DATASET CONTENT -
+ + +
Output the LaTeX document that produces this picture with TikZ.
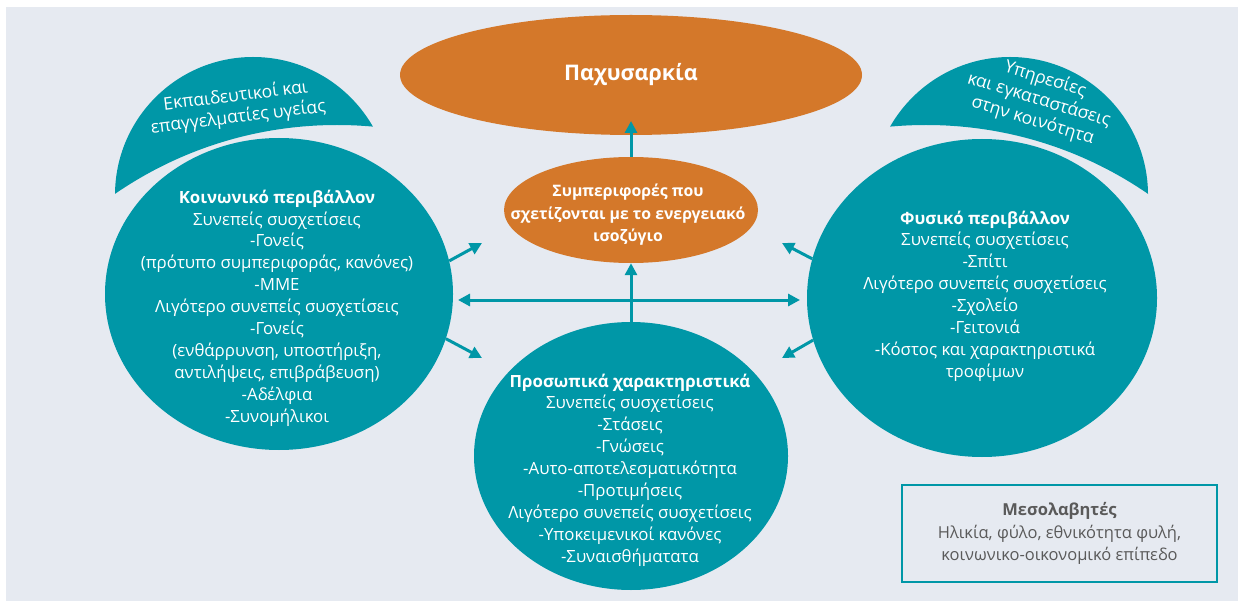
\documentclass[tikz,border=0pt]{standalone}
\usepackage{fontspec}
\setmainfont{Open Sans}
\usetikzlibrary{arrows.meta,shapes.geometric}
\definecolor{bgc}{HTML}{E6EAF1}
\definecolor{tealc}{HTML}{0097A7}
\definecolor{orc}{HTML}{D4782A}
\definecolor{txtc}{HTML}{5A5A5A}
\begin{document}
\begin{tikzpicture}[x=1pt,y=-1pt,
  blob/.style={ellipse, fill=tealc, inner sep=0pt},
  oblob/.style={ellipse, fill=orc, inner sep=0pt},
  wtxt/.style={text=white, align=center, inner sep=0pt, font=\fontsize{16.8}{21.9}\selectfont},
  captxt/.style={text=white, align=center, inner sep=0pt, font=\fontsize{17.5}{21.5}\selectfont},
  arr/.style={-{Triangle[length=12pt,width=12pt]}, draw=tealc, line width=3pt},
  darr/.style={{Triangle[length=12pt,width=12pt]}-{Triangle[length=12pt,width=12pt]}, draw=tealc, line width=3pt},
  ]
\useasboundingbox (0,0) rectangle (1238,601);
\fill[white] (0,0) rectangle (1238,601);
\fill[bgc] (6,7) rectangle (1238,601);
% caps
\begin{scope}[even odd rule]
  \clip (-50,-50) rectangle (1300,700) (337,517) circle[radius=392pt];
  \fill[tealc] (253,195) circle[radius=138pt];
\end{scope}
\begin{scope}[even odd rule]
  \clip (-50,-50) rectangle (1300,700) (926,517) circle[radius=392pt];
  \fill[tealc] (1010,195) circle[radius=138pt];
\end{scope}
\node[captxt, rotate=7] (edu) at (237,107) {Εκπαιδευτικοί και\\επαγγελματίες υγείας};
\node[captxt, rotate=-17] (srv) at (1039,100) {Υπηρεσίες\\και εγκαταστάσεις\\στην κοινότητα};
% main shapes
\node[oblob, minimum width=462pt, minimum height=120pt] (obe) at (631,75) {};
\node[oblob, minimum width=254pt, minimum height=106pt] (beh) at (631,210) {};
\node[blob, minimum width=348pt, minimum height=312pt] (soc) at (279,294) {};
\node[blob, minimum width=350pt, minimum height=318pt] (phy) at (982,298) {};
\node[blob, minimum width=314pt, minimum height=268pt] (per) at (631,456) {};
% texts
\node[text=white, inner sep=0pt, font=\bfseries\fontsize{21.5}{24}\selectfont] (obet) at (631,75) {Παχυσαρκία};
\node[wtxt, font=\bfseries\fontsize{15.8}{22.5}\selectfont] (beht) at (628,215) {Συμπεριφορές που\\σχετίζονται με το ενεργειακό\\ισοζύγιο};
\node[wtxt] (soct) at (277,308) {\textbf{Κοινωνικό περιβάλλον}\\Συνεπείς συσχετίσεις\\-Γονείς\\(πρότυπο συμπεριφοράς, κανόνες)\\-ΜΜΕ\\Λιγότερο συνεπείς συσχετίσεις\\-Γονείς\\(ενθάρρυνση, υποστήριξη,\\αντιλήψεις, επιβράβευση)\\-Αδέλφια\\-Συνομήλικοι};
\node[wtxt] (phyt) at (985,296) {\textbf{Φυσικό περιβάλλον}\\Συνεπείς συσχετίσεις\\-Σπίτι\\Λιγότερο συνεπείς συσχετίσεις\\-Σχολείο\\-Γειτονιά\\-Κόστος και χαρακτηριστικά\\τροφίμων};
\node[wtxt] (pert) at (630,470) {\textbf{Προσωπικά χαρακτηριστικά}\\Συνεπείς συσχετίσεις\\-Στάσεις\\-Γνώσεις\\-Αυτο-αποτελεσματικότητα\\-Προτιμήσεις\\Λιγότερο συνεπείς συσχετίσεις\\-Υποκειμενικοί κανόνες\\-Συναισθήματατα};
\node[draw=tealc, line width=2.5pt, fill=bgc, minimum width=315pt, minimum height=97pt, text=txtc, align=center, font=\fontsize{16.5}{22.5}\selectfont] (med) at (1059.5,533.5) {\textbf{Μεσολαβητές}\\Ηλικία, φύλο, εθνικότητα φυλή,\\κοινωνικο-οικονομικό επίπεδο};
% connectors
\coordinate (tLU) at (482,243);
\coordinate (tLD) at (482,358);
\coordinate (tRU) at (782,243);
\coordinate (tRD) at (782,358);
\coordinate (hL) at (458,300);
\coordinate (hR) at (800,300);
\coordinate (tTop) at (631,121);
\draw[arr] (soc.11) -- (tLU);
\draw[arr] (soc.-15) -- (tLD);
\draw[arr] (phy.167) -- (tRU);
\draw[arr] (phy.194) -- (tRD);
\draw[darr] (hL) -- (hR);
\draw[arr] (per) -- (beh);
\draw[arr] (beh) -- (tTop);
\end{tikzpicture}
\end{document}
+ + +
DO THIS -
Every line of the data should be copied as it stands, without the images.

OUTPUT OF THE TASK -
Output the LaTeX document that produces this picture with TikZ.
\documentclass[tikz,border=0pt]{standalone}
\usepackage{fontspec}
\setmainfont{Open Sans}
\usetikzlibrary{arrows.meta,shapes.geometric}
\definecolor{bgc}{HTML}{E6EAF1}
\definecolor{tealc}{HTML}{0097A7}
\definecolor{orc}{HTML}{D4782A}
\definecolor{txtc}{HTML}{5A5A5A}
\begin{document}
\begin{tikzpicture}[x=1pt,y=-1pt,
  blob/.style={ellipse, fill=tealc, inner sep=0pt},
  oblob/.style={ellipse, fill=orc, inner sep=0pt},
  wtxt/.style={text=white, align=center, inner sep=0pt, font=\fontsize{16.8}{21.9}\selectfont},
  captxt/.style={text=white, align=center, inner sep=0pt, font=\fontsize{17.5}{21.5}\selectfont},
  arr/.style={-{Triangle[length=12pt,width=12pt]}, draw=tealc, line width=3pt},
  darr/.style={{Triangle[length=12pt,width=12pt]}-{Triangle[length=12pt,width=12pt]}, draw=tealc, line width=3pt},
  ]
\useasboundingbox (0,0) rectangle (1238,601);
\fill[white] (0,0) rectangle (1238,601);
\fill[bgc] (6,7) rectangle (1238,601);
% caps
\begin{scope}[even odd rule]
  \clip (-50,-50) rectangle (1300,700) (337,517) circle[radius=392pt];
  \fill[tealc] (253,195) circle[radius=138pt];
\end{scope}
\begin{scope}[even odd rule]
  \clip (-50,-50) rectangle (1300,700) (926,517) circle[radius=392pt];
  \fill[tealc] (1010,195) circle[radius=138pt];
\end{scope}
\node[captxt, rotate=7] (edu) at (237,107) {Εκπαιδευτικοί και\\επαγγελματίες υγείας};
\node[captxt, rotate=-17] (srv) at (1039,100) {Υπηρεσίες\\και εγκαταστάσεις\\στην κοινότητα};
% main shapes
\node[oblob, minimum width=462pt, minimum height=120pt] (obe) at (631,75) {};
\node[oblob, minimum width=254pt, minimum height=106pt] (beh) at (631,210) {};
\node[blob, minimum width=348pt, minimum height=312pt] (soc) at (279,294) {};
\node[blob, minimum width=350pt, minimum height=318pt] (phy) at (982,298) {};
\node[blob, minimum width=314pt, minimum height=268pt] (per) at (631,456) {};
% texts
\node[text=white, inner sep=0pt, font=\bfseries\fontsize{21.5}{24}\selectfont] (obet) at (631,75) {Παχυσαρκία};
\node[wtxt, font=\bfseries\fontsize{15.8}{22.5}\selectfont] (beht) at (628,215) {Συμπεριφορές που\\σχετίζονται με το ενεργειακό\\ισοζύγιο};
\node[wtxt] (soct) at (277,308) {\textbf{Κοινωνικό περιβάλλον}\\Συνεπείς συσχετίσεις\\-Γονείς\\(πρότυπο συμπεριφοράς, κανόνες)\\-ΜΜΕ\\Λιγότερο συνεπείς συσχετίσεις\\-Γονείς\\(ενθάρρυνση, υποστήριξη,\\αντιλήψεις, επιβράβευση)\\-Αδέλφια\\-Συνομήλικοι};
\node[wtxt] (phyt) at (985,296) {\textbf{Φυσικό περιβάλλον}\\Συνεπείς συσχετίσεις\\-Σπίτι\\Λιγότερο συνεπείς συσχετίσεις\\-Σχολείο\\-Γειτονιά\\-Κόστος και χαρακτηριστικά\\τροφίμων};
\node[wtxt] (pert) at (630,470) {\textbf{Προσωπικά χαρακτηριστικά}\\Συνεπείς συσχετίσεις\\-Στάσεις\\-Γνώσεις\\-Αυτο-αποτελεσματικότητα\\-Προτιμήσεις\\Λιγότερο συνεπείς συσχετίσεις\\-Υποκειμενικοί κανόνες\\-Συναισθήματατα};
\node[draw=tealc, line width=2.5pt, fill=bgc, minimum width=315pt, minimum height=97pt, text=txtc, align=center, font=\fontsize{16.5}{22.5}\selectfont] (med) at (1059.5,533.5) {\textbf{Μεσολαβητές}\\Ηλικία, φύλο, εθνικότητα φυλή,\\κοινωνικο-οικονομικό επίπεδο};
% connectors
\coordinate (tLU) at (482,243);
\coordinate (tLD) at (482,358);
\coordinate (tRU) at (782,243);
\coordinate (tRD) at (782,358);
\coordinate (hL) at (458,300);
\coordinate (hR) at (800,300);
\coordinate (tTop) at (631,121);
\draw[arr] (soc.11) -- (tLU);
\draw[arr] (soc.-15) -- (tLD);
\draw[arr] (phy.167) -- (tRU);
\draw[arr] (phy.194) -- (tRD);
\draw[darr] (hL) -- (hR);
\draw[arr] (per) -- (beh);
\draw[arr] (beh) -- (tTop);
\end{tikzpicture}
\end{document}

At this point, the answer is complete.